[start of Supplied records]
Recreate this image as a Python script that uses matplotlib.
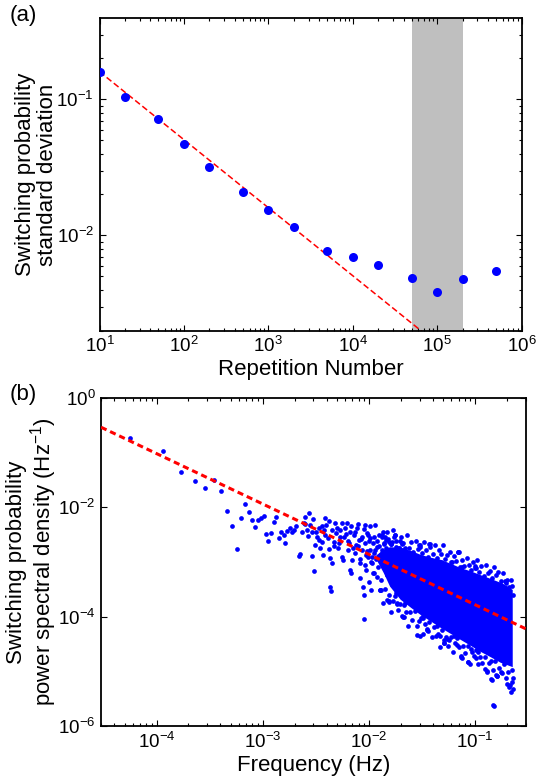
[end of Supplied records]
[start of Supplied records]
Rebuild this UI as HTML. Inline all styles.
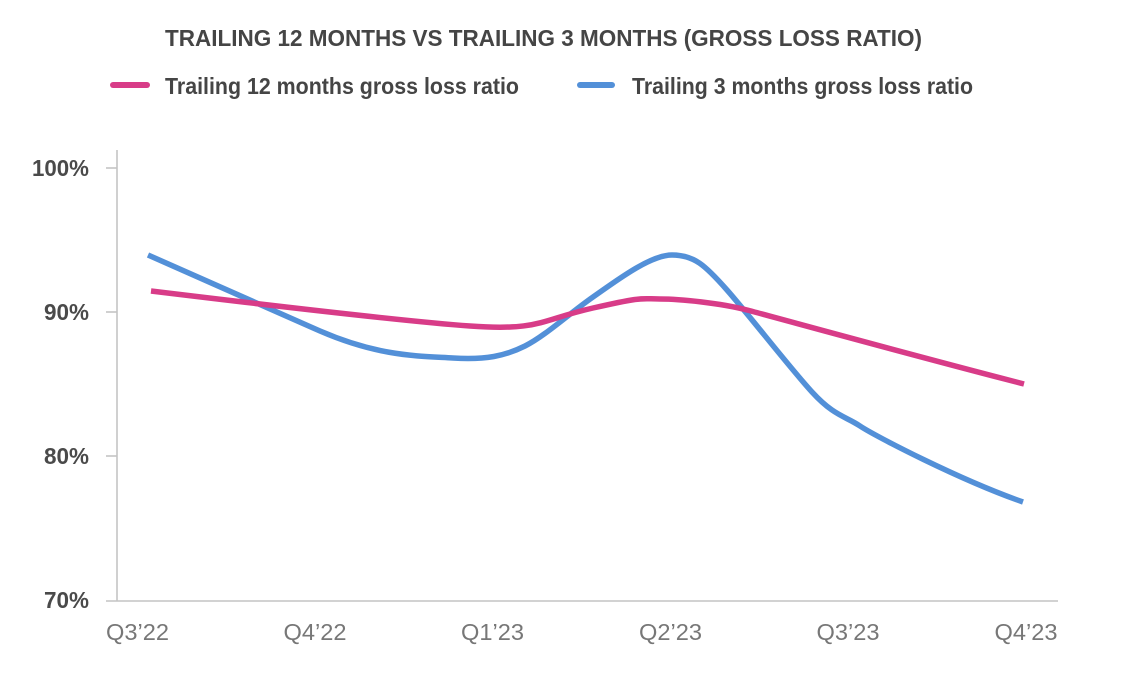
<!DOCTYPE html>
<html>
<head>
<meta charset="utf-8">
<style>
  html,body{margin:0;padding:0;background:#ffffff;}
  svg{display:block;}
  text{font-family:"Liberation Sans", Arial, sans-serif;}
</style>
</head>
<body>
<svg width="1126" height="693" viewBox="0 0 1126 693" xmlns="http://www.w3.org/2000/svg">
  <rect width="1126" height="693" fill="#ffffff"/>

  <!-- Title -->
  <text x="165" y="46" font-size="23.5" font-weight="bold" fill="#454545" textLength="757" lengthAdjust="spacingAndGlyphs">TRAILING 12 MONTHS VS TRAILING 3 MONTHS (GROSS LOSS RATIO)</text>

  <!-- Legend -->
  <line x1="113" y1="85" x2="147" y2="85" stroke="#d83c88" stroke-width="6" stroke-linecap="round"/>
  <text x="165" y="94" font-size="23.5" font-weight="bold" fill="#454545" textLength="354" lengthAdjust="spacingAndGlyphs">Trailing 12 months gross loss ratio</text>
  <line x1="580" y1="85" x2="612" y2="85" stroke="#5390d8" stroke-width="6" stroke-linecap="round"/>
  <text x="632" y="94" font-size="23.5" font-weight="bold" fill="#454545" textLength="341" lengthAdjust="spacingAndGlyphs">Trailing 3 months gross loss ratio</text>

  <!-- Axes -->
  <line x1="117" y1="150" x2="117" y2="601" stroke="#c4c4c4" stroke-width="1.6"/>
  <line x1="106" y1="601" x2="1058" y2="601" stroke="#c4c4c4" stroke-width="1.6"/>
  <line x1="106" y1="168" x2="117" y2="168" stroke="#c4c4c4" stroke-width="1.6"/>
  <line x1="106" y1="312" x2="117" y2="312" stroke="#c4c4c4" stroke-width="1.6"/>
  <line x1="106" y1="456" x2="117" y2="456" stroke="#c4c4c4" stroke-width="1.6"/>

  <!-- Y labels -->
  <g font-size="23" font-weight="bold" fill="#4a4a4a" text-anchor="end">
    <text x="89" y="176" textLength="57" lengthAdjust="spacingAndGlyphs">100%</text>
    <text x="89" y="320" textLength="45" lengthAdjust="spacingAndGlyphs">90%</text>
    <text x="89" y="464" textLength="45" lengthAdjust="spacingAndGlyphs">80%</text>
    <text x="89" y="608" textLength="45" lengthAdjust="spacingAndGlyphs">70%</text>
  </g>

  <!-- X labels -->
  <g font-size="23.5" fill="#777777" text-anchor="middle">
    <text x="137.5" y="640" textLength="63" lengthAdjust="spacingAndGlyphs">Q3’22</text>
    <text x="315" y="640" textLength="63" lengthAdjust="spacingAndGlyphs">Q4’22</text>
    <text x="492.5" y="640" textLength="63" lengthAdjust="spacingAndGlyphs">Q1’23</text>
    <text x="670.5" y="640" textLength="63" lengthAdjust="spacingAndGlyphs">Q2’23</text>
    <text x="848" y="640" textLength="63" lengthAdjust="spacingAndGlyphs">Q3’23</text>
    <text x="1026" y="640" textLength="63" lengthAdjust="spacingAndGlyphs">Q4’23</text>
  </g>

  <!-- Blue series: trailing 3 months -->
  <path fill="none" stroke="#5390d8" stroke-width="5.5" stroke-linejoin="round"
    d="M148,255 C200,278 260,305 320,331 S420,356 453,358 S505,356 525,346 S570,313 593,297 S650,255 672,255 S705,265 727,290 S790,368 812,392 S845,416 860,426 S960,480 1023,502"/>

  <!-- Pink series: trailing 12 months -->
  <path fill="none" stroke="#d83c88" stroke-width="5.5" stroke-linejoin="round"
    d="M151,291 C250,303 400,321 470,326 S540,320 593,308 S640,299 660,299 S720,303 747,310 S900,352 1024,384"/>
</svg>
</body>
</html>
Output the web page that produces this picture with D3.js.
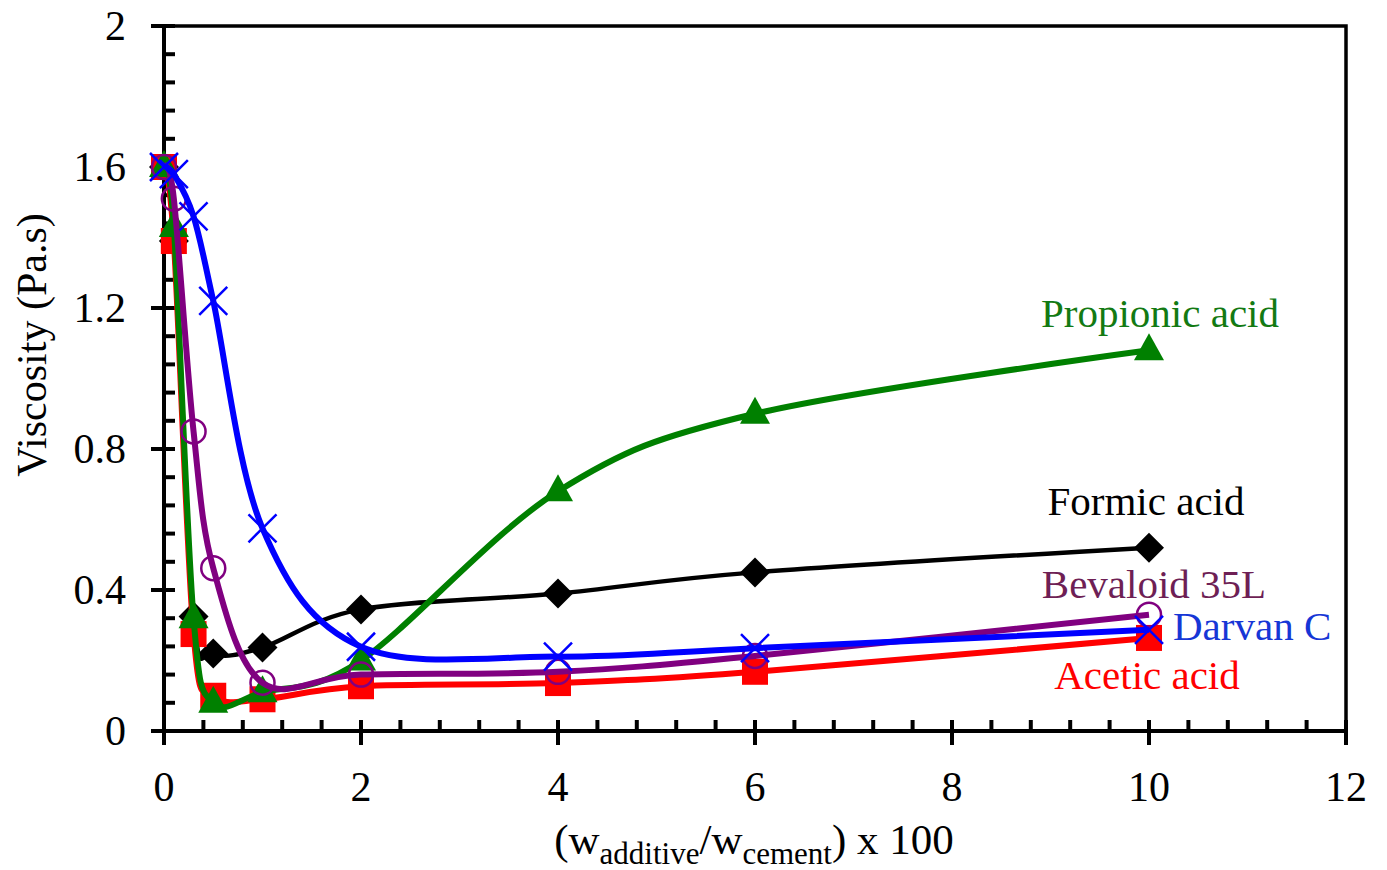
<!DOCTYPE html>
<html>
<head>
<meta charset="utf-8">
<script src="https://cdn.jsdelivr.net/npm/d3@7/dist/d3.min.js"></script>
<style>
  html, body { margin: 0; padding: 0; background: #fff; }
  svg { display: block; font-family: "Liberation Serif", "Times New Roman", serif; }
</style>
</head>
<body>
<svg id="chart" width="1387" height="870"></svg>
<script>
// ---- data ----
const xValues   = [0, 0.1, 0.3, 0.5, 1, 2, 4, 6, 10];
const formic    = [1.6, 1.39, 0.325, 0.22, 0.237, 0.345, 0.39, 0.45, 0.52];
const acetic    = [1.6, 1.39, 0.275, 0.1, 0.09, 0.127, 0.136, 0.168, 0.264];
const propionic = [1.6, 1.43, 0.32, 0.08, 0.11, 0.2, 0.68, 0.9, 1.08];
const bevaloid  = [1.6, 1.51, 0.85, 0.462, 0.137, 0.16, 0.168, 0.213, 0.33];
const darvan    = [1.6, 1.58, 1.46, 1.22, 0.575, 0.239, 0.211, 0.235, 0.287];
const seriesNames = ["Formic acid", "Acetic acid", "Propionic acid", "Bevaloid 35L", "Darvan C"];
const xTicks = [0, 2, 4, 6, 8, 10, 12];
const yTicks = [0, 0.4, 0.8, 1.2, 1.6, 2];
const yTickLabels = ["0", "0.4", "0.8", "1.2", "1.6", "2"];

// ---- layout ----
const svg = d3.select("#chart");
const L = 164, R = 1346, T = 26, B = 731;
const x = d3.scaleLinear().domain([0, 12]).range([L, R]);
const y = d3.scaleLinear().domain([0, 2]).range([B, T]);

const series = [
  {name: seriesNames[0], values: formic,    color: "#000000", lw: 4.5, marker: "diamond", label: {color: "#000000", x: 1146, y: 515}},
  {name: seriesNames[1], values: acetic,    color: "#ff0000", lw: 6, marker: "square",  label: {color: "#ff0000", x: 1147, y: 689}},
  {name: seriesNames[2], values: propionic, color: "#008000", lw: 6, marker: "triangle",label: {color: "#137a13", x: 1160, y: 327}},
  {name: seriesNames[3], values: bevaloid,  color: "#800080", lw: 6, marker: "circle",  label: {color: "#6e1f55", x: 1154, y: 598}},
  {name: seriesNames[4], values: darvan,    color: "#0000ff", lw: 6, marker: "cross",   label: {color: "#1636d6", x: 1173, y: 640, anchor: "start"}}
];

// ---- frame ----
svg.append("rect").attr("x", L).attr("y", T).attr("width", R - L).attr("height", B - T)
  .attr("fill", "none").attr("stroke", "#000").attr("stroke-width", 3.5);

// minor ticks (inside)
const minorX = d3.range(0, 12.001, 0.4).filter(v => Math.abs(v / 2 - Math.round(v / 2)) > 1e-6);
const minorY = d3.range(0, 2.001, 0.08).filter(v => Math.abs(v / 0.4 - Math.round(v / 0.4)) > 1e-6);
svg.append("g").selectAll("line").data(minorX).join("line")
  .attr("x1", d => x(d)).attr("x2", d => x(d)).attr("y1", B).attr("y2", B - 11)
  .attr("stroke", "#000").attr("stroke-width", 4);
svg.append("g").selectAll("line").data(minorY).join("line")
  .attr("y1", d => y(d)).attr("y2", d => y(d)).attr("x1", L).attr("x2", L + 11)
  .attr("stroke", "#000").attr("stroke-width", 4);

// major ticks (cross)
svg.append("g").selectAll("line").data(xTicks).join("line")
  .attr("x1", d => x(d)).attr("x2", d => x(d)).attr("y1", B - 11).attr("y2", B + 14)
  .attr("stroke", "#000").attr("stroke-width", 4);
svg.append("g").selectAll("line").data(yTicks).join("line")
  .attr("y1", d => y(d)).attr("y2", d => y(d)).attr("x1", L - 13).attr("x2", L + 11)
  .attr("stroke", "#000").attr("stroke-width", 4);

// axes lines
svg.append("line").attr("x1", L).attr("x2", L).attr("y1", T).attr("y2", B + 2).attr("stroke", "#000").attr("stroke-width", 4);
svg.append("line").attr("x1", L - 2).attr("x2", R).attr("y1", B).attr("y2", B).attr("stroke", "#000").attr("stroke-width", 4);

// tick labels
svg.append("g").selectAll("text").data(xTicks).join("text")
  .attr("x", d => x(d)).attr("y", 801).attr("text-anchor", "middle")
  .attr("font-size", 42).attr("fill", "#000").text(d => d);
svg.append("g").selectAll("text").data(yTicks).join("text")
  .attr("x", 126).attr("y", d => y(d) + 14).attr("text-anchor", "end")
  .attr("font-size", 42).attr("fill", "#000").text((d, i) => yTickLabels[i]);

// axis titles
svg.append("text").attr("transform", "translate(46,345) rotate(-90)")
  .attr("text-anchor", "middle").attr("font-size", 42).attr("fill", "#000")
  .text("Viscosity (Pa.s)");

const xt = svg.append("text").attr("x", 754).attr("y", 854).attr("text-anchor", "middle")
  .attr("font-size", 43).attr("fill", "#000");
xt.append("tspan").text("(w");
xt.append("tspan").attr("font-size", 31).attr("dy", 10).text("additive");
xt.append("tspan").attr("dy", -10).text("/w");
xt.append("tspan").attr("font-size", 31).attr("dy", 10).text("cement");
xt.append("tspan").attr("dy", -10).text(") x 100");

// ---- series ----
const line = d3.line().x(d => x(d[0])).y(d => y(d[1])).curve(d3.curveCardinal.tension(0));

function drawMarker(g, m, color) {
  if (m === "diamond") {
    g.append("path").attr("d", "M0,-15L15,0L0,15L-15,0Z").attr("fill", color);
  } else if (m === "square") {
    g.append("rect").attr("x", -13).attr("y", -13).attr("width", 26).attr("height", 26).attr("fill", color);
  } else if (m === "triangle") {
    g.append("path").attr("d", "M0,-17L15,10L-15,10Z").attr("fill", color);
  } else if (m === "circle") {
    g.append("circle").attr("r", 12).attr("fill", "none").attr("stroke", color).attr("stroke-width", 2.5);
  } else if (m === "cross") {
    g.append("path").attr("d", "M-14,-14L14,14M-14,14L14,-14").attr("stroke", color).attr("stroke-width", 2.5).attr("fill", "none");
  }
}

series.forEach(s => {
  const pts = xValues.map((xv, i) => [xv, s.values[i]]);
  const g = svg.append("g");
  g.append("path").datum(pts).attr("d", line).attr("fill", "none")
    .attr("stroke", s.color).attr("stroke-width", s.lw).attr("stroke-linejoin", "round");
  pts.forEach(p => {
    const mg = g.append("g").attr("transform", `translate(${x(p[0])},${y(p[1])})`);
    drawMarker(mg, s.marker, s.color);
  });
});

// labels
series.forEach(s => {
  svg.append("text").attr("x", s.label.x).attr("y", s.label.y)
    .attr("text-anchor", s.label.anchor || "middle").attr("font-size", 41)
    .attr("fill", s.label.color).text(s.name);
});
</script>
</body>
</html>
[end of Supplied records]
[Challenge] Do not copy any pictures. Retype exactly the stretch from the line with "Output the web" through the line with "const y = d3.scaleLinear().domain([0, 2]).range([B, T]);".

[Reply to the exercise]
Output the web page that produces this picture with D3.js.
<!DOCTYPE html>
<html>
<head>
<meta charset="utf-8">
<script src="https://cdn.jsdelivr.net/npm/d3@7/dist/d3.min.js"></script>
<style>
  html, body { margin: 0; padding: 0; background: #fff; }
  svg { display: block; font-family: "Liberation Serif", "Times New Roman", serif; }
</style>
</head>
<body>
<svg id="chart" width="1387" height="870"></svg>
<script>
// ---- data ----
const xValues   = [0, 0.1, 0.3, 0.5, 1, 2, 4, 6, 10];
const formic    = [1.6, 1.39, 0.325, 0.22, 0.237, 0.345, 0.39, 0.45, 0.52];
const acetic    = [1.6, 1.39, 0.275, 0.1, 0.09, 0.127, 0.136, 0.168, 0.264];
const propionic = [1.6, 1.43, 0.32, 0.08, 0.11, 0.2, 0.68, 0.9, 1.08];
const bevaloid  = [1.6, 1.51, 0.85, 0.462, 0.137, 0.16, 0.168, 0.213, 0.33];
const darvan    = [1.6, 1.58, 1.46, 1.22, 0.575, 0.239, 0.211, 0.235, 0.287];
const seriesNames = ["Formic acid", "Acetic acid", "Propionic acid", "Bevaloid 35L", "Darvan C"];
const xTicks = [0, 2, 4, 6, 8, 10, 12];
const yTicks = [0, 0.4, 0.8, 1.2, 1.6, 2];
const yTickLabels = ["0", "0.4", "0.8", "1.2", "1.6", "2"];

// ---- layout ----
const svg = d3.select("#chart");
const L = 164, R = 1346, T = 26, B = 731;
const x = d3.scaleLinear().domain([0, 12]).range([L, R]);
const y = d3.scaleLinear().domain([0, 2]).range([B, T]);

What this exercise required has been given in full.